EXERCISE BRIEF: Look below for the line with "Write a web" and the line with "var arrowTipHF = [50.9,43.7,36.2,28.4,21.1,13.7,6.9];"; repeat exactly those two lines and all lines between them, but no pictures.

DATASET EXTRACT:
======

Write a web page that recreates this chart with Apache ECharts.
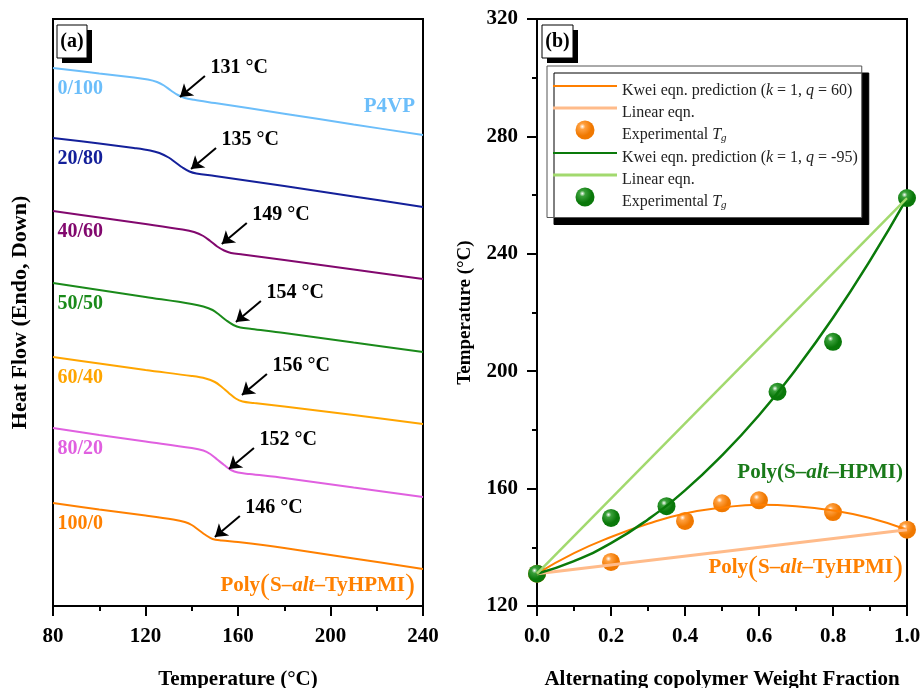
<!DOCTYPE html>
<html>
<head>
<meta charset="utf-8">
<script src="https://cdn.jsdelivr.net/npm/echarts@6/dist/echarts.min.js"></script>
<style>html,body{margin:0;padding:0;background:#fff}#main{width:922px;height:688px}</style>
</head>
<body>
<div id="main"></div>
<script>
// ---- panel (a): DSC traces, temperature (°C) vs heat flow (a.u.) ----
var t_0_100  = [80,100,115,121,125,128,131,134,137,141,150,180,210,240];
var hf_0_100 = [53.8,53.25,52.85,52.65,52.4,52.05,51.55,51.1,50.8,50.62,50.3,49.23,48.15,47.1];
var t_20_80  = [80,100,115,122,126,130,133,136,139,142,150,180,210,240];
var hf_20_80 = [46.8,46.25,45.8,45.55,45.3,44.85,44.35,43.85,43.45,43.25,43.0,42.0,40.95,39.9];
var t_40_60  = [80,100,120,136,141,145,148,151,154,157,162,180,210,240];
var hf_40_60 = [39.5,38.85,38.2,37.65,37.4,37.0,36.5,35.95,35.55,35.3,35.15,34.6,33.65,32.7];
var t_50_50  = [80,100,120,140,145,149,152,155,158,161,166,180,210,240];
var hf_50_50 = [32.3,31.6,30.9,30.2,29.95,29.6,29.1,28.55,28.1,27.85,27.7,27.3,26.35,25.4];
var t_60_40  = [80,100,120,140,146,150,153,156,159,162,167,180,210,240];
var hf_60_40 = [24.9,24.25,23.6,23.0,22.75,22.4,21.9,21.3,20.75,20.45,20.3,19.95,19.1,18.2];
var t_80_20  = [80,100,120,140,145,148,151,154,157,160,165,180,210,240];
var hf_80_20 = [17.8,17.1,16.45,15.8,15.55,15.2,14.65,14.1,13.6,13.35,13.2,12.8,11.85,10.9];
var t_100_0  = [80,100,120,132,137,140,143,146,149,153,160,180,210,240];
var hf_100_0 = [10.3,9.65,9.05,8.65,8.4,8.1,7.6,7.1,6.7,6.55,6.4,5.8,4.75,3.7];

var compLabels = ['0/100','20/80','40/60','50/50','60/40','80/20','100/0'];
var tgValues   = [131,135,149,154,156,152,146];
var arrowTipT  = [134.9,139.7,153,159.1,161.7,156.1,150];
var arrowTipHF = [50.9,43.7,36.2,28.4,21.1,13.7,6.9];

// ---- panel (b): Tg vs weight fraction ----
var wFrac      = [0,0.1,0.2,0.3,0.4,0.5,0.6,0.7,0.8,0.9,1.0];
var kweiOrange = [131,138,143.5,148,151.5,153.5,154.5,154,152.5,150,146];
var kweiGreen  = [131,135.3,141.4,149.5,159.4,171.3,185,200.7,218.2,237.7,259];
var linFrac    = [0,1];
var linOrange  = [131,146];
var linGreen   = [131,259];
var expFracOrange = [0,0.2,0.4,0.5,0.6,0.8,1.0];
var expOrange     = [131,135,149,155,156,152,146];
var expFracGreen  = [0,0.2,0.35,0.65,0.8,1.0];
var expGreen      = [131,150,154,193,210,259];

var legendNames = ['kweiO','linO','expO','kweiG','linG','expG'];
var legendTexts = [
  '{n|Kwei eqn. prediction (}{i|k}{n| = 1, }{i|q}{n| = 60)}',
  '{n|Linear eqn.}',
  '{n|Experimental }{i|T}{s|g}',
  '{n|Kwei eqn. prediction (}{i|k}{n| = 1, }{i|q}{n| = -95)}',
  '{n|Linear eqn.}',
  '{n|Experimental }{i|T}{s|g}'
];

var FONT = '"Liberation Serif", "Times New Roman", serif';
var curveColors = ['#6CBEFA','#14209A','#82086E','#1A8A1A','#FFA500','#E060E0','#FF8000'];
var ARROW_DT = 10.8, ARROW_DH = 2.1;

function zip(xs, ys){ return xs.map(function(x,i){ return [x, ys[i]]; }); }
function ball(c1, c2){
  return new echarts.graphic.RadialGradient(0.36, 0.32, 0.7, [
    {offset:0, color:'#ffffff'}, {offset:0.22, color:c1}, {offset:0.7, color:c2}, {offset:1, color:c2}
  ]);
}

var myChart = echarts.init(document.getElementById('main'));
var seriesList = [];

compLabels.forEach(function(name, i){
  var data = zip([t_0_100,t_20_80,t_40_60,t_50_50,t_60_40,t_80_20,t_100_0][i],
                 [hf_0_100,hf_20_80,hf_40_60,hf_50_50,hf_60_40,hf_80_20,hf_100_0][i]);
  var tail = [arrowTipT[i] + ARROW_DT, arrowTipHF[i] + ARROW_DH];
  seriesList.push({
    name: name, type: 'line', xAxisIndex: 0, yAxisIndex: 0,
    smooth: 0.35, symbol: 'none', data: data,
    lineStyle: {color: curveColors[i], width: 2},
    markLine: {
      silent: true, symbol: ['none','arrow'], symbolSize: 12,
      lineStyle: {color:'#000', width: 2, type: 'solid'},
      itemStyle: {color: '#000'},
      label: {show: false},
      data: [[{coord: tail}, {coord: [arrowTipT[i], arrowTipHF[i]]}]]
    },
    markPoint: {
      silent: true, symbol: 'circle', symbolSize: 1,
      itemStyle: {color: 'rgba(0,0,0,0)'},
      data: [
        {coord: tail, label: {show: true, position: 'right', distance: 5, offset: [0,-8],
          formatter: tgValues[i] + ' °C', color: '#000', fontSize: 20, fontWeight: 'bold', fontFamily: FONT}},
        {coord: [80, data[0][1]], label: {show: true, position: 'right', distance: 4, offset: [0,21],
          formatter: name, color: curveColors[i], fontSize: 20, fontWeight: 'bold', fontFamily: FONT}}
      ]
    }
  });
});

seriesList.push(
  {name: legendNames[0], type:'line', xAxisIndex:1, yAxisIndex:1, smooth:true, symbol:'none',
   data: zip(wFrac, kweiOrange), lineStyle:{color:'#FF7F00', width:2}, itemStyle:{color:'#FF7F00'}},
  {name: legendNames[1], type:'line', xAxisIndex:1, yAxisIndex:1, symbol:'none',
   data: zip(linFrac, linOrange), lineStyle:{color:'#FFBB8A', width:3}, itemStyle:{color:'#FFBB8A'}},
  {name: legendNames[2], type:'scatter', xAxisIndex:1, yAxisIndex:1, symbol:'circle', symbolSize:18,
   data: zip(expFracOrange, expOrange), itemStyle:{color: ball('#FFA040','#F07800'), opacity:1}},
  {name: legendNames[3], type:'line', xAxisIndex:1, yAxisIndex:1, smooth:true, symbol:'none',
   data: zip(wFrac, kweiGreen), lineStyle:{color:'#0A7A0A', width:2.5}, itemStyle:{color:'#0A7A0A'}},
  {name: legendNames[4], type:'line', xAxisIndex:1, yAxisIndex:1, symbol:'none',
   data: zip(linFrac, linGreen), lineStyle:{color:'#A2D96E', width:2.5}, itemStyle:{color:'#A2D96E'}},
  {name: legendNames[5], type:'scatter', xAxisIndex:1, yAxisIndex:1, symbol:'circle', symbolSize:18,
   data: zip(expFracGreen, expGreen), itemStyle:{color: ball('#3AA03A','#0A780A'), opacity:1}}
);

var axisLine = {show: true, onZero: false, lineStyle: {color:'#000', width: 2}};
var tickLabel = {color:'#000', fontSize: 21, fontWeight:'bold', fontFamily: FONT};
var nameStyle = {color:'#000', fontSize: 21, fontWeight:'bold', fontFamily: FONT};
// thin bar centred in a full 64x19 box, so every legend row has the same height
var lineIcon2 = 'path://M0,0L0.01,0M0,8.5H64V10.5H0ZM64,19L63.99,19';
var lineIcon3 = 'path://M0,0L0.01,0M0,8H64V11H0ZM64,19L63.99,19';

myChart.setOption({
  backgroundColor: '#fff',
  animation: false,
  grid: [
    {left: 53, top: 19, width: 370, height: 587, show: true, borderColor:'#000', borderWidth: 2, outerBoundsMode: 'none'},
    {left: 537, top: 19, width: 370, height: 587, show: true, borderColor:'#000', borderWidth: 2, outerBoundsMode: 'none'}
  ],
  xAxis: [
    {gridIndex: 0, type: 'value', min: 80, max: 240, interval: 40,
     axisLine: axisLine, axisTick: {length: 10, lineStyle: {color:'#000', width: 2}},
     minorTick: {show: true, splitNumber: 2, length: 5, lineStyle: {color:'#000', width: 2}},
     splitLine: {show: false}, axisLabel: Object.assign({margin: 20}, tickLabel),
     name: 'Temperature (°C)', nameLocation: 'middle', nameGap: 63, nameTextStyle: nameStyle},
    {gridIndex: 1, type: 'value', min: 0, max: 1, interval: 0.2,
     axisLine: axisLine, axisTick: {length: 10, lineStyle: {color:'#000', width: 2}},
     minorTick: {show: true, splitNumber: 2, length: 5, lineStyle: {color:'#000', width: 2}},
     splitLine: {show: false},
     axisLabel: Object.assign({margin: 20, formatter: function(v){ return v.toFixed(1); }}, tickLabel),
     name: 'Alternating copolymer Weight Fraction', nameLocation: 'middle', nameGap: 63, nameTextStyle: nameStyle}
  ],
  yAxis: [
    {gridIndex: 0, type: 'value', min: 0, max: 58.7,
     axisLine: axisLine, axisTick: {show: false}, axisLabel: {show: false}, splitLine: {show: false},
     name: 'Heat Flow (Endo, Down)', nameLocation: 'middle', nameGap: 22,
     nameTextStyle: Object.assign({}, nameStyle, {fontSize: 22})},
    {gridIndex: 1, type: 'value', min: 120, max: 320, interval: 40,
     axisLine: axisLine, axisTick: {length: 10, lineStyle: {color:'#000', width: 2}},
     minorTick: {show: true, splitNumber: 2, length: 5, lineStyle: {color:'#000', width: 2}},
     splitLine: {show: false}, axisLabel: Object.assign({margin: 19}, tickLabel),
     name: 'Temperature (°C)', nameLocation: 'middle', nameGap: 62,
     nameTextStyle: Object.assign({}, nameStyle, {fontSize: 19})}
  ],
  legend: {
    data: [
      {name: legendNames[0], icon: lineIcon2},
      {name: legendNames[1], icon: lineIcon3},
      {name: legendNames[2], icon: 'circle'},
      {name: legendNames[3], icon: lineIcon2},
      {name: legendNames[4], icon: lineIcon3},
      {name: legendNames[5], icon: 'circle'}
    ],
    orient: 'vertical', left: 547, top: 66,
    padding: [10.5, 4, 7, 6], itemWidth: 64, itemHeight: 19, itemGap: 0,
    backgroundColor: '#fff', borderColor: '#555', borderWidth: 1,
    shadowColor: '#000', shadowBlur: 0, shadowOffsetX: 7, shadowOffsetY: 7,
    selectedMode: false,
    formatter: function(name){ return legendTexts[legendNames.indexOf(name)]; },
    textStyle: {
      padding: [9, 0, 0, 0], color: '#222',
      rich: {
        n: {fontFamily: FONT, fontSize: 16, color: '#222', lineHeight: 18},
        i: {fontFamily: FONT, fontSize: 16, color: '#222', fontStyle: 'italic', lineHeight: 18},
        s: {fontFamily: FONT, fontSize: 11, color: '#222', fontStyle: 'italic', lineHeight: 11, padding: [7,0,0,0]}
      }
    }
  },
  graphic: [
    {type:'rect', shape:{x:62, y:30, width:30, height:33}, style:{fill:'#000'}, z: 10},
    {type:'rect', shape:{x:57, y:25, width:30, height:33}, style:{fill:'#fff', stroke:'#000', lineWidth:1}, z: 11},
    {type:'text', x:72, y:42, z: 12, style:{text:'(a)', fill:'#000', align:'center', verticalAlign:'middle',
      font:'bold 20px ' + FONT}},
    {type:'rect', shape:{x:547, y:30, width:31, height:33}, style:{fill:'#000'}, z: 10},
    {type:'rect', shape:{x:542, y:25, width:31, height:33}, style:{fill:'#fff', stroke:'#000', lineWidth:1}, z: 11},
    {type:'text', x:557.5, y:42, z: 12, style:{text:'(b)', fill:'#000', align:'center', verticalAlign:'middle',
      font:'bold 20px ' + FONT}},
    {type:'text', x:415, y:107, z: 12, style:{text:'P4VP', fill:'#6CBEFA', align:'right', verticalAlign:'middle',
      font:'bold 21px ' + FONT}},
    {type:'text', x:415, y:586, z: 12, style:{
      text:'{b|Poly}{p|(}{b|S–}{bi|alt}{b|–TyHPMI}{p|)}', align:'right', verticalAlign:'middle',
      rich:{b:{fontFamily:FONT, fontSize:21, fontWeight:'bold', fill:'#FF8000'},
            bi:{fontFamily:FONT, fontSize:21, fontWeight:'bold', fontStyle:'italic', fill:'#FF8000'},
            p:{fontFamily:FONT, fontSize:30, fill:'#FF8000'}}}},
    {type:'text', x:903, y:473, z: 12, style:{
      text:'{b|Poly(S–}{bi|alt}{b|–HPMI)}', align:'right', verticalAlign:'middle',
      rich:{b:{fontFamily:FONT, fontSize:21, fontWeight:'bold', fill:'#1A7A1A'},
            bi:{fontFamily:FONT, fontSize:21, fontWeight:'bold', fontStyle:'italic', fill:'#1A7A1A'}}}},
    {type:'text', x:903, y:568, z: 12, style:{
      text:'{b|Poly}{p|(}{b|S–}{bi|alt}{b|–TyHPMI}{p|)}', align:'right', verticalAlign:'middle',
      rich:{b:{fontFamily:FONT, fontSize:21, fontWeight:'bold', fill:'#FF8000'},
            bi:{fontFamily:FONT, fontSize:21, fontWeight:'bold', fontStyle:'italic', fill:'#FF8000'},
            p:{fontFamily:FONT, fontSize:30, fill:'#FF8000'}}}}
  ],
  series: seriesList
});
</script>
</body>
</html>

======

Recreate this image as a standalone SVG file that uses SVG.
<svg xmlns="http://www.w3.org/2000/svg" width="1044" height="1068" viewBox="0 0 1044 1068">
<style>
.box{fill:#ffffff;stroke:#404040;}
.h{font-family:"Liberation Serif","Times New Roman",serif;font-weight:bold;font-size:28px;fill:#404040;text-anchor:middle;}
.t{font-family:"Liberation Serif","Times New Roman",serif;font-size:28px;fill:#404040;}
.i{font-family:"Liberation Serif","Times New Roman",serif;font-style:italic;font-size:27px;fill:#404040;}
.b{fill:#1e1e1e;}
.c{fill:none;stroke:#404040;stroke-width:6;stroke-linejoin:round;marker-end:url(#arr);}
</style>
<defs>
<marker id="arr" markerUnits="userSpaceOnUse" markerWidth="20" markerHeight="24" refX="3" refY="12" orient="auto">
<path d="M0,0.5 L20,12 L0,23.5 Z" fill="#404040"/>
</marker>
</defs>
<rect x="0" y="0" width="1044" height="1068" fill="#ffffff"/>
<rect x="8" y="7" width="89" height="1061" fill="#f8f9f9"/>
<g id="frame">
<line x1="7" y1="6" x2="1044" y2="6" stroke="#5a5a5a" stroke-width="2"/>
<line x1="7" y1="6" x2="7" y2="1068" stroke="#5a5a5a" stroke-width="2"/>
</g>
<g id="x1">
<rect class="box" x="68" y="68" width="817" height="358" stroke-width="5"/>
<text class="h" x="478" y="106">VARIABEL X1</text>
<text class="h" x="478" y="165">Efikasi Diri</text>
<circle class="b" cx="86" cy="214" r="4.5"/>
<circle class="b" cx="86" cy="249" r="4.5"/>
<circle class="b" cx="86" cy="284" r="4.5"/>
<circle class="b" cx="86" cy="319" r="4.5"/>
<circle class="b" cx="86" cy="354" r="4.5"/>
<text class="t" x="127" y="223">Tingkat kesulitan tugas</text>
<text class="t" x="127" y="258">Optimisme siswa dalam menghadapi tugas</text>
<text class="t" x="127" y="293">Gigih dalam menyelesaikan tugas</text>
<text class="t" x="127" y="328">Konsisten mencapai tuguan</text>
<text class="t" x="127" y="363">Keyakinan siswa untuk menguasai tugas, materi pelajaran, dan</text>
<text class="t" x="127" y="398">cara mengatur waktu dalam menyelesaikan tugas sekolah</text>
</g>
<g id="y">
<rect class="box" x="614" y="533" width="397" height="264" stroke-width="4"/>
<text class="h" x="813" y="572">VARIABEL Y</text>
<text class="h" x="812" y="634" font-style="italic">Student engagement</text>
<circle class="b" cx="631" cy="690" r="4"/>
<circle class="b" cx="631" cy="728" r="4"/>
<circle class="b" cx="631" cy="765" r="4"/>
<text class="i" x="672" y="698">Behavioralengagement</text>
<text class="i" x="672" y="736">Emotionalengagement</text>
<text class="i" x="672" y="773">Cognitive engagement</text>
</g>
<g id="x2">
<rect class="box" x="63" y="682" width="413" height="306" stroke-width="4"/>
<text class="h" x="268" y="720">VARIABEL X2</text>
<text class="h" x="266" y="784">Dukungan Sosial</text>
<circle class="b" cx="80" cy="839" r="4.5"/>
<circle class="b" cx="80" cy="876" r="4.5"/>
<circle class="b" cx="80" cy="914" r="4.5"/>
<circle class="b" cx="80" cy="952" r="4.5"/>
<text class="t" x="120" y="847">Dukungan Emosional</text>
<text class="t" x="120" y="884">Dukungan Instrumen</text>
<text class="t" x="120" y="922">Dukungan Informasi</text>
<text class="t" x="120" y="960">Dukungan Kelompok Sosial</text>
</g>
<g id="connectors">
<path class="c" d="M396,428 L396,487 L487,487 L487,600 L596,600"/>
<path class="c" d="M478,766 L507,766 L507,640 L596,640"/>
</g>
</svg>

======

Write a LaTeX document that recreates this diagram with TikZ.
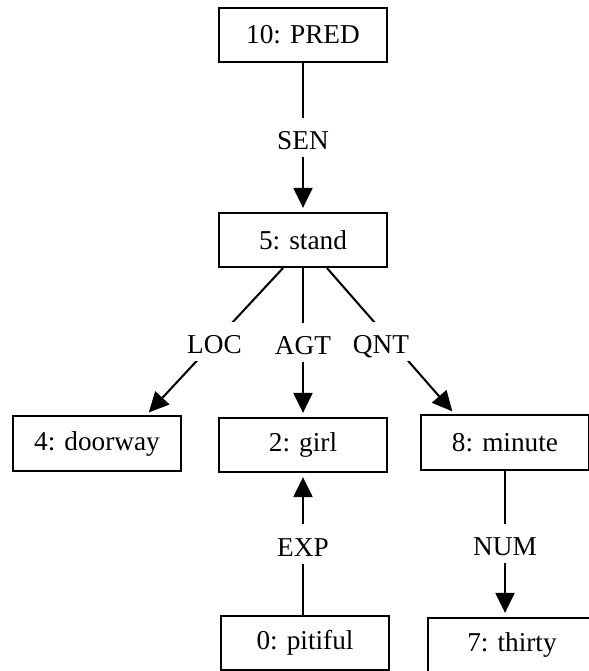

======

SOLUTION:
Write a web page that recreates this chart with Apache ECharts.
<!DOCTYPE html>
<html>
<head>
<meta charset="utf-8">
<script src="https://cdn.jsdelivr.net/npm/echarts@6/dist/echarts.min.js"></script>
<style>html,body{margin:0;padding:0;background:#fff}#main{width:922px;height:688px}</style>
</head>
<body>
<div id="main"></div>
<script>
// ---- panel (a): DSC traces, temperature (°C) vs heat flow (a.u.) ----
var t_0_100  = [80,100,115,121,125,128,131,134,137,141,150,180,210,240];
var hf_0_100 = [53.8,53.25,52.85,52.65,52.4,52.05,51.55,51.1,50.8,50.62,50.3,49.23,48.15,47.1];
var t_20_80  = [80,100,115,122,126,130,133,136,139,142,150,180,210,240];
var hf_20_80 = [46.8,46.25,45.8,45.55,45.3,44.85,44.35,43.85,43.45,43.25,43.0,42.0,40.95,39.9];
var t_40_60  = [80,100,120,136,141,145,148,151,154,157,162,180,210,240];
var hf_40_60 = [39.5,38.85,38.2,37.65,37.4,37.0,36.5,35.95,35.55,35.3,35.15,34.6,33.65,32.7];
var t_50_50  = [80,100,120,140,145,149,152,155,158,161,166,180,210,240];
var hf_50_50 = [32.3,31.6,30.9,30.2,29.95,29.6,29.1,28.55,28.1,27.85,27.7,27.3,26.35,25.4];
var t_60_40  = [80,100,120,140,146,150,153,156,159,162,167,180,210,240];
var hf_60_40 = [24.9,24.25,23.6,23.0,22.75,22.4,21.9,21.3,20.75,20.45,20.3,19.95,19.1,18.2];
var t_80_20  = [80,100,120,140,145,148,151,154,157,160,165,180,210,240];
var hf_80_20 = [17.8,17.1,16.45,15.8,15.55,15.2,14.65,14.1,13.6,13.35,13.2,12.8,11.85,10.9];
var t_100_0  = [80,100,120,132,137,140,143,146,149,153,160,180,210,240];
var hf_100_0 = [10.3,9.65,9.05,8.65,8.4,8.1,7.6,7.1,6.7,6.55,6.4,5.8,4.75,3.7];

var compLabels = ['0/100','20/80','40/60','50/50','60/40','80/20','100/0'];
var tgValues   = [131,135,149,154,156,152,146];
var arrowTipT  = [134.9,139.7,153,159.1,161.7,156.1,150];
var arrowTipHF = [50.9,43.7,36.2,28.4,21.1,13.7,6.9];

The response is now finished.